Circling The Light
Ten years in my Hell’s Kitchen apartment and only this afternoon I discover roof access? How is that possible?
New York, New York: Big City of Anonymity.
Last night’s Tribeca Film Festival offering was a documentary called, “James Benning: Circling The Light.” It painstakingly chronicled avant garde filmmaker James Benning’s creative process. Basically, Benning believes that film, as a technology, has progressed too quickly since its invention some 100+ years gone by. He endeavors to stay true to it’s original capabilities: full-reels of synch sound. So he’ll shoot, say, 2 1/2 minutes of traffic on LA’s 101. Or seven minutes of 16mm at the Salton Sea. It’s patient stuff. It’s meditative. There is little change in the picture. Narrative, if any, is incremental.

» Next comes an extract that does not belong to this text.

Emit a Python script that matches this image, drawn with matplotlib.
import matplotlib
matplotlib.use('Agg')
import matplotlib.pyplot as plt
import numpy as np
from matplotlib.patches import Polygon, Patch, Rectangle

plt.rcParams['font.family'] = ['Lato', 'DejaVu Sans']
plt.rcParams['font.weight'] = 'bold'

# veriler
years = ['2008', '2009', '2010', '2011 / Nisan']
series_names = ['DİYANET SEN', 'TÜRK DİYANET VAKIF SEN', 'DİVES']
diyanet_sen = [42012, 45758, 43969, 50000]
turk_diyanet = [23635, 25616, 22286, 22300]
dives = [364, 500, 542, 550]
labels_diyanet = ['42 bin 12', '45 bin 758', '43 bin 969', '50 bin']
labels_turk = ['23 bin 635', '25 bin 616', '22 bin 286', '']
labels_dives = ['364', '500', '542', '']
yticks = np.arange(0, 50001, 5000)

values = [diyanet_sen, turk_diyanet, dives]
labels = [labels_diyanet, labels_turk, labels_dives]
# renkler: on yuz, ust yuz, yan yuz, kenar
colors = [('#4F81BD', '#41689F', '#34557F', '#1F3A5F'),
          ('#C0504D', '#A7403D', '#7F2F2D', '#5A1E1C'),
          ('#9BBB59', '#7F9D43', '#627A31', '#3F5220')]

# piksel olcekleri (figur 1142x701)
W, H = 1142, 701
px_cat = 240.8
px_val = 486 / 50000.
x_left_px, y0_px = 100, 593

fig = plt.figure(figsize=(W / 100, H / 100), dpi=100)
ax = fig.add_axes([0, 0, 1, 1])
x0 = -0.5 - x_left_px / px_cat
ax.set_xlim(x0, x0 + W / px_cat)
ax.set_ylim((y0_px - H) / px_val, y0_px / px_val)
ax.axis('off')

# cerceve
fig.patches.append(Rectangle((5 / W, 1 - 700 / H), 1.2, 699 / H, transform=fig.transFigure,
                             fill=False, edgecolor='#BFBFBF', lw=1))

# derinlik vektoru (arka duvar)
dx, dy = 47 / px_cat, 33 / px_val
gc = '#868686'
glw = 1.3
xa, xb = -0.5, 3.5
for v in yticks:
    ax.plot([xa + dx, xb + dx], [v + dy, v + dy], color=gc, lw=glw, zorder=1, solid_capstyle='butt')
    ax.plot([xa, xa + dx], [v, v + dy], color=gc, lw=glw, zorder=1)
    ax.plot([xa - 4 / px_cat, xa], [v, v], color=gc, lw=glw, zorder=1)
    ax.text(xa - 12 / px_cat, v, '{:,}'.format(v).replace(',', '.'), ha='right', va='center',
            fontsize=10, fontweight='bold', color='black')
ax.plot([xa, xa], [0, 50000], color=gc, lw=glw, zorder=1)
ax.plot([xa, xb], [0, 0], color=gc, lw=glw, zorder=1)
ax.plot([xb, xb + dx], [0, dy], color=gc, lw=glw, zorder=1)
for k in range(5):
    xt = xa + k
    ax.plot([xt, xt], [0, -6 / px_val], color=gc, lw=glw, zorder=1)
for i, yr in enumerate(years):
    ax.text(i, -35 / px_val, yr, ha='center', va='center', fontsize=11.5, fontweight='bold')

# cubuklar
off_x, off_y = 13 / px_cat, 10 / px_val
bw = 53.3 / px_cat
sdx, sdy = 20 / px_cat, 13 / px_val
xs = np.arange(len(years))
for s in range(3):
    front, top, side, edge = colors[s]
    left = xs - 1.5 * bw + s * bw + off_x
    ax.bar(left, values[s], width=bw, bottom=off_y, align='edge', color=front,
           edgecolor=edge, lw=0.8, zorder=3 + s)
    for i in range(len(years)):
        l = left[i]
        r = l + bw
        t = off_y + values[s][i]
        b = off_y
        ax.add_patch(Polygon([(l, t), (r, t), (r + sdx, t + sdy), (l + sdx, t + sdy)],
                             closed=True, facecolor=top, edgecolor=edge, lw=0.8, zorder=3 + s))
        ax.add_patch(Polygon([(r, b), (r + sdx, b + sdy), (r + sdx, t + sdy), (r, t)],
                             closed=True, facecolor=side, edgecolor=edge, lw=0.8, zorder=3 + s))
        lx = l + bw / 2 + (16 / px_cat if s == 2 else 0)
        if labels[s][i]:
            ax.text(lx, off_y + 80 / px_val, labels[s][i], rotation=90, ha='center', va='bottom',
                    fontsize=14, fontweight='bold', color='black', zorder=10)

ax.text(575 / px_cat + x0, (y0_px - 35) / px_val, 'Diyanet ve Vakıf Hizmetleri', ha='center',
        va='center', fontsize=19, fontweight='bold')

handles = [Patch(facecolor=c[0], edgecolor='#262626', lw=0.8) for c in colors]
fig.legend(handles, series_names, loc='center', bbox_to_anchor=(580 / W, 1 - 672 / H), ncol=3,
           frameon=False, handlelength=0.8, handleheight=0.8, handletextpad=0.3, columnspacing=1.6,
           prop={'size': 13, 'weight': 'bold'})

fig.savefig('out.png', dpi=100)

Like life. Ten years later, I discover a brand-new, slightly-higher vista on my world just a few steps from my door. What is it about a few extra feet that makes the earth below look so radically different?
And so the week concludes. This quiet Friday finds me some four stories above 56th Street. I have just finished a pizza, and my third beer. I am watching ‘The Last Samurai.’ Though it wasn’t theater fodder for me, I couldn’t miss it. To me, Tom Cruise is my generation’s older brother. As he struggles with his school naivete (‘Risky Business’), so too will I. As he struggles with his place in American history (‘Born On The Fourth of July’), so too will I. His growth, though cinematic and, perchance, cliche, foreshadows mine.
And so, tonight, we wrestle with courage. And so, tonight, we wrestle with honor. And so, tonight, as the world frowns upon our western-hemispherian stripes of red, white and blue, we wrestle with morality.
What to do? Float on: good news is coming.